The student will be trained to use relevant simulation and data analysis tools. Beyond the project work, the University and CoREs provide many opportunities for development of auxiliary skills and knowledge. The project will be academically challenging, requiring applicants with a strong background in a physical sciences discipline and an excellent command of written and spoken English. Experience in relevant theoretical topics and computational methods (e.g. fluid mechanics, statistical mechanics, active matter, molecular dynamics) would be an advantage.

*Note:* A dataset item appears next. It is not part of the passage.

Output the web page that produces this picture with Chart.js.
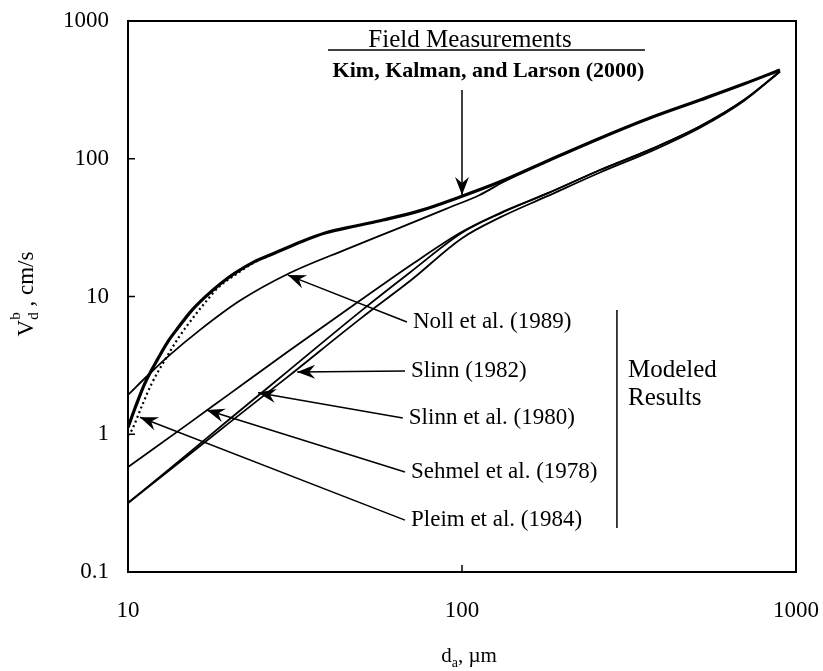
<!DOCTYPE html>
<html>
<head>
<meta charset="utf-8">
<script src="https://cdn.jsdelivr.net/npm/chart.js@4.4.0/dist/chart.umd.min.js"></script>
<style>
  html, body { margin: 0; padding: 0; background: #fff; }
  #wrap { width: 823px; height: 671px; }
</style>
</head>
<body>
<div id="wrap"><canvas id="chart" width="823" height="671"></canvas></div>
<script>
// decade ticks
const X_TICKS = [10, 100, 1000];
const Y_TICKS = [0.1, 1, 10, 100, 1000];

// Kim, Kalman and Larson (2000) field measurements
const fieldD = [10, 10.5, 11.24, 12.3, 13.2, 14.1, 15.5, 17, 19, 20.9, 24, 27.5, 33, 38.9, 48, 58, 75, 98.6, 130, 183, 259, 370, 516, 700, 895];
const fieldV = [1.12, 1.55, 2.35, 3.55, 4.75, 5.9, 7.9, 9.9, 12.5, 14.8, 18, 20.7, 25, 28.9, 32.5, 35.9, 42, 52.8, 68, 98, 141, 200, 267, 350, 441];

// Pleim et al. (1984) - dotted
const pleimD = [10, 10.26, 11, 11.78, 12.9, 14.15, 15.86, 17, 18.6, 20.9, 24, 27.5];
const pleimV = [0.98, 1.07, 1.6, 2.34, 3.46, 5.0, 7.3, 9.0, 11.6, 14.3, 17.8, 20.6];

// Noll et al. (1989)
const nollD = [10, 11.6, 13.4, 16.4, 21.6, 30.5, 45, 65, 90, 113, 133, 183, 259, 370, 516, 700, 895];
const nollV = [1.93, 2.75, 3.8, 5.7, 9.3, 14.8, 22, 31.5, 43.5, 54.6, 67.8, 98, 141, 200, 267, 350, 441];

// Sehmel et al. (1978)
const sehmelD = [10, 15, 20, 30, 50, 70, 100, 130, 180, 259, 370, 516, 700, 895];
const sehmelV = [0.578, 1.17, 1.94, 3.95, 9.5, 16.8, 29.5, 40.4, 56, 82.9, 118, 172, 268, 430];

// Slinn et al. (1980)
const slinn80D = [10, 15, 20, 30, 50, 70, 100, 130, 180, 259, 370, 516, 700, 895];
const slinn80V = [0.317, 0.71, 1.27, 2.85, 7.9, 15.0, 29, 40, 56, 82.9, 118, 172, 268, 430];

// Slinn (1982)
const slinn82D = [10, 15, 20, 30, 50, 70, 100, 130, 180, 259, 370, 516, 700, 895];
const slinn82V = [0.317, 0.69, 1.2, 2.6, 7.0, 13.0, 26.5, 37.5, 53.5, 79.5, 114, 168, 264, 428];

const MODEL_LABELS = ['Noll et al. (1989)', 'Slinn (1982)', 'Slinn et al. (1980)', 'Sehmel et al. (1978)', 'Pleim et al. (1984)'];
// arrow tip on curve and label anchor, in data units (d, V)
const ARROW_TIPS = [[30.1, 14.3], [32.1, 2.83], [24.5, 2.0], [17.2, 1.5], [10.86, 1.33]];
const ARROW_TAILS = [[68.4, 6.53], [67.5, 2.88], [66.5, 1.31], [67.5, 0.532], [67.5, 0.238]];

const SERIF = '"Liberation Serif", "Times New Roman", serif';

function pts(ds, vs) {
    return ds.map((d, i) => ({ x: d, y: vs[i] }));
}

function series(label, ds, vs, width, dash) {
    return {
        label: label,
        data: pts(ds, vs),
        showLine: true,
        borderColor: '#000',
        borderWidth: width,
        borderDash: dash || [],
        pointRadius: 0,
        fill: false,
        cubicInterpolationMode: 'monotone'
    };
}

function drawArrow(ctx, x1, y1, x2, y2) {
    ctx.beginPath();
    ctx.moveTo(x1, y1);
    ctx.lineTo(x2, y2);
    ctx.stroke();
    const a = Math.atan2(y2 - y1, x2 - x1);
    const len = 18, hw = 7, notch = 12;
    ctx.save();
    ctx.translate(x2, y2);
    ctx.rotate(a);
    ctx.beginPath();
    ctx.moveTo(0, 0);
    ctx.lineTo(-len, -hw);
    ctx.lineTo(-notch, 0);
    ctx.lineTo(-len, hw);
    ctx.closePath();
    ctx.fill();
    ctx.restore();
}

// draw text pieces with sub/superscripts, returns total width
function richText(ctx, parts, x, y, measureOnly) {
    let cx = x;
    parts.forEach(p => {
        if (p.stack) {
            let w = 0;
            p.stack.forEach(s => {
                ctx.font = s.size + 'px ' + SERIF;
                if (!measureOnly) ctx.fillText(s.t, cx, y + s.dy);
                w = Math.max(w, ctx.measureText(s.t).width);
            });
            cx += w;
        } else {
            ctx.font = (p.size || 23) + 'px ' + SERIF;
            if (!measureOnly) ctx.fillText(p.t, cx, y + (p.dy || 0));
            cx += ctx.measureText(p.t).width;
        }
    });
    return cx - x;
}

const decorPlugin = {
    id: 'decor',
    afterDraw(chart) {
        const ctx = chart.ctx;
        const area = chart.chartArea;
        const xs = chart.scales.x, ys = chart.scales.y;
        const px = d => xs.getPixelForValue(d);
        const py = v => ys.getPixelForValue(v);
        ctx.save();
        ctx.strokeStyle = '#000';
        ctx.fillStyle = '#000';

        // frame
        ctx.lineWidth = 2;
        ctx.strokeRect(area.left, area.top, area.right - area.left, area.bottom - area.top);

        // inner tick marks
        ctx.lineWidth = 1.5;
        Y_TICKS.slice(1, -1).forEach(v => {
            ctx.beginPath();
            ctx.moveTo(area.left, py(v));
            ctx.lineTo(area.left + 7, py(v));
            ctx.stroke();
        });
        X_TICKS.slice(1, -1).forEach(d => {
            ctx.beginPath();
            ctx.moveTo(px(d), area.bottom);
            ctx.lineTo(px(d), area.bottom - 7);
            ctx.stroke();
        });

        // axis titles
        ctx.textBaseline = 'alphabetic';
        ctx.textAlign = 'left';
        const xTitle = [{ t: 'd', size: 21 }, { t: 'a', size: 14, dy: 5 }, { t: ', \u00b5m', size: 21 }];
        const xw = richText(ctx, xTitle, 0, 0, true);
        richText(ctx, xTitle, px(105) - xw / 2, 662);

        const yTitle = [{ t: 'V' }, { stack: [{ t: 'd', size: 15, dy: 5 }, { t: 'b', size: 15, dy: -13 }] }, { t: ' , cm/s' }];
        const yw = richText(ctx, yTitle, 0, 0, true);
        ctx.save();
        ctx.translate(33, 294);
        ctx.rotate(-Math.PI / 2);
        richText(ctx, yTitle, -yw / 2, 0);
        ctx.restore();

        // field measurement header
        ctx.textAlign = 'center';
        ctx.textBaseline = 'middle';
        ctx.font = '25px ' + SERIF;
        ctx.fillText('Field Measurements', px(105.7), py(728));
        ctx.lineWidth = 1.5;
        ctx.beginPath();
        ctx.moveTo(px(39.7), py(615));
        ctx.lineTo(px(353), py(615));
        ctx.stroke();
        ctx.font = 'bold 22px ' + SERIF;
        ctx.fillText('Kim, Kalman, and Larson (2000)', px(120), py(433));
        ctx.lineWidth = 1.5;
        drawArrow(ctx, px(100), py(316), px(100), py(54.6));

        // model labels and arrows
        ctx.textAlign = 'left';
        ctx.font = '23px ' + SERIF;
        MODEL_LABELS.forEach((lab, i) => {
            const tail = ARROW_TAILS[i], tip = ARROW_TIPS[i];
            ctx.lineWidth = 1.5;
            drawArrow(ctx, px(tail[0]), py(tail[1]), px(tip[0]), py(tip[1]));
            ctx.fillText(lab, px(tail[0]) + 6, py(tail[1]));
        });

        // bracket and "Modeled Results"
        ctx.lineWidth = 1.5;
        ctx.beginPath();
        ctx.moveTo(px(291), py(7.98));
        ctx.lineTo(px(291), py(0.209));
        ctx.stroke();
        ctx.font = '25px ' + SERIF;
        ctx.fillText('Modeled', px(314), py(2.93));
        ctx.fillText('Results', px(314), py(1.83));

        ctx.restore();
    }
};

const tickFont = { family: SERIF, size: 23 };

new Chart(document.getElementById('chart'), {
    type: 'scatter',
    data: {
        datasets: [
            series('Kim, Kalman, and Larson (2000)', fieldD, fieldV, 3.2),
            series('Pleim et al. (1984)', pleimD, pleimV, 2.2, [2, 3]),
            series('Noll et al. (1989)', nollD, nollV, 1.8),
            series('Sehmel et al. (1978)', sehmelD, sehmelV, 1.8),
            series('Slinn et al. (1980)', slinn80D, slinn80V, 1.8),
            series('Slinn (1982)', slinn82D, slinn82V, 1.8)
        ]
    },
    options: {
        responsive: false,
        animation: false,
        layout: { padding: { left: 0, top: 21, right: 27, bottom: 0 } },
        plugins: { legend: { display: false }, tooltip: { enabled: false } },
        scales: {
            x: {
                type: 'logarithmic',
                min: 10,
                max: 1000,
                grid: { display: false },
                border: { display: false },
                ticks: {
                    font: tickFont, color: '#000', padding: 17, maxRotation: 0, autoSkip: false,
                    callback: v => String(v)
                },
                afterBuildTicks: s => { s.ticks = X_TICKS.map(v => ({ value: v })); },
                afterFit: s => {
                    s.height = 99;
                    s.paddingLeft = 0; s.paddingRight = 0;
                }
            },
            y: {
                type: 'logarithmic',
                min: 0.1,
                max: 1000,
                grid: { display: false },
                border: { display: false },
                ticks: {
                    font: tickFont, color: '#000', padding: 11, autoSkip: false,
                    callback: v => String(v)
                },
                afterBuildTicks: s => { s.ticks = Y_TICKS.map(v => ({ value: v })); },
                afterFit: s => {
                    s.width = 128;
                    s.paddingTop = 0; s.paddingBottom = 0;
                }
            }
        }
    },
    plugins: [decorPlugin]
});
</script>
</body>
</html>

Review of applications is underway and will continue until the position is filled, with goal of commencing the project in early 2018. Applications should include a CV, academic transcripts, and a brief (1 page max) statement of research experience. Applicants must fulfil the University’s English language requirements (www.auckland.ac.nz/en/for/international-students/is-entry-requirements/is-english-language-requirements.html) and should provide the names of at least two people who can provide academic letters of reference.
The student will receive a stipend of $27,000 per annum in addition to course fees. Funding is provided by The MacDiarmid Institute for Advanced Materials and Nanotechnology.